Highlights & Insights¶
- Core Insight: Direct editing in a 3D-native structured latent space is more suitable for large geometric deformations than 2D-lifting or multi-view diffusion.
- Voxel FlowEdit adapts the 2D flow-matching editing paradigm to 3D sparse voxels, solving discretization drift using silhouette guidance and trajectory correction.
- The decomposition of editing into "Geometry in latent space + Appearance via multi-view diffusion" is elegant, leveraging the geometric strengths of 3D models and the texture strengths of 2D diffusion models.
Limitations & Future Work¶
- Performance is bounded by the generative capacity of TRELLIS; extreme geometric modifications remain challenging.
- Normal-guided refinement currently operates on lower-resolution synthesized views, limiting the recovery of extremely fine textures.
- Interactive costs could be reduced as users currently need to provide 3D masks and 2D target views.
- Specific inference time values were not reported (described as "fast" but lacks quantitative comparison).
Related Work & Insights¶
- TRELLIS: The 3D generative backbone of this work, learning structured 3D latents.
- FlowEdit: A 2D flow-matching editing method extended here to 3D voxel space.
- ERA3D: A multi-view diffusion architecture used for the texture refinement branch.
- Insight: The emergence of 3D-native generative models opens a new paradigm for 3D editing; "latent space editing" may become the mainstream.
Rating¶
- Novelty: ⭐⭐⭐⭐ Adapting flow-matching editing to 3D sparse voxel space is a novel attempt with clever framework design.

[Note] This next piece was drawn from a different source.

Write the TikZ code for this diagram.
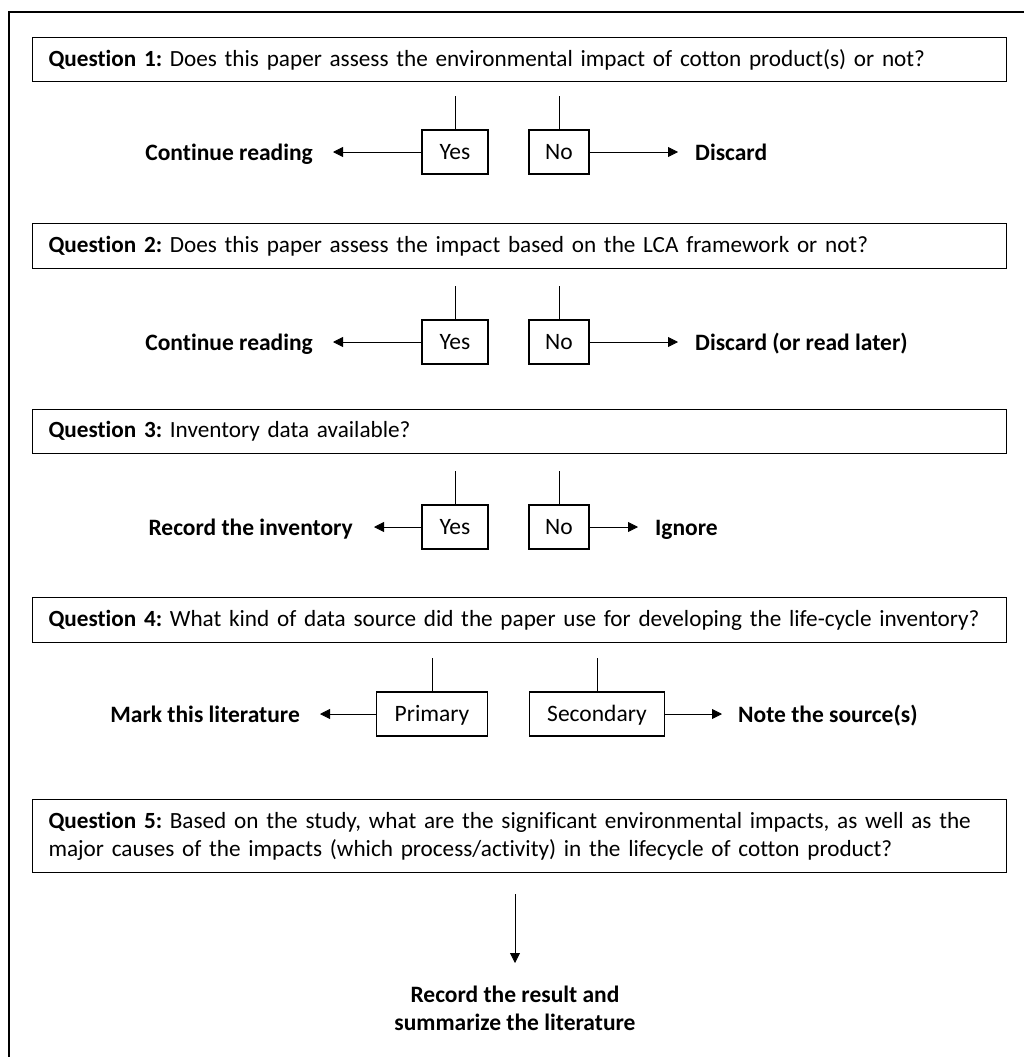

- Experimental Thoroughness: ⭐⭐⭐⭐ Comprehensive quantitative metrics, user studies, and ablations, though lacking inference speed comparisons.
- Writing Quality: ⭐⭐⭐⭐ Clear structure, detailed derivations, and intuitive illustrations.
- Value: ⭐⭐⭐⭐ Feed-forward 3D editing is a high-demand scenario, and this work provides the strongest solution to date.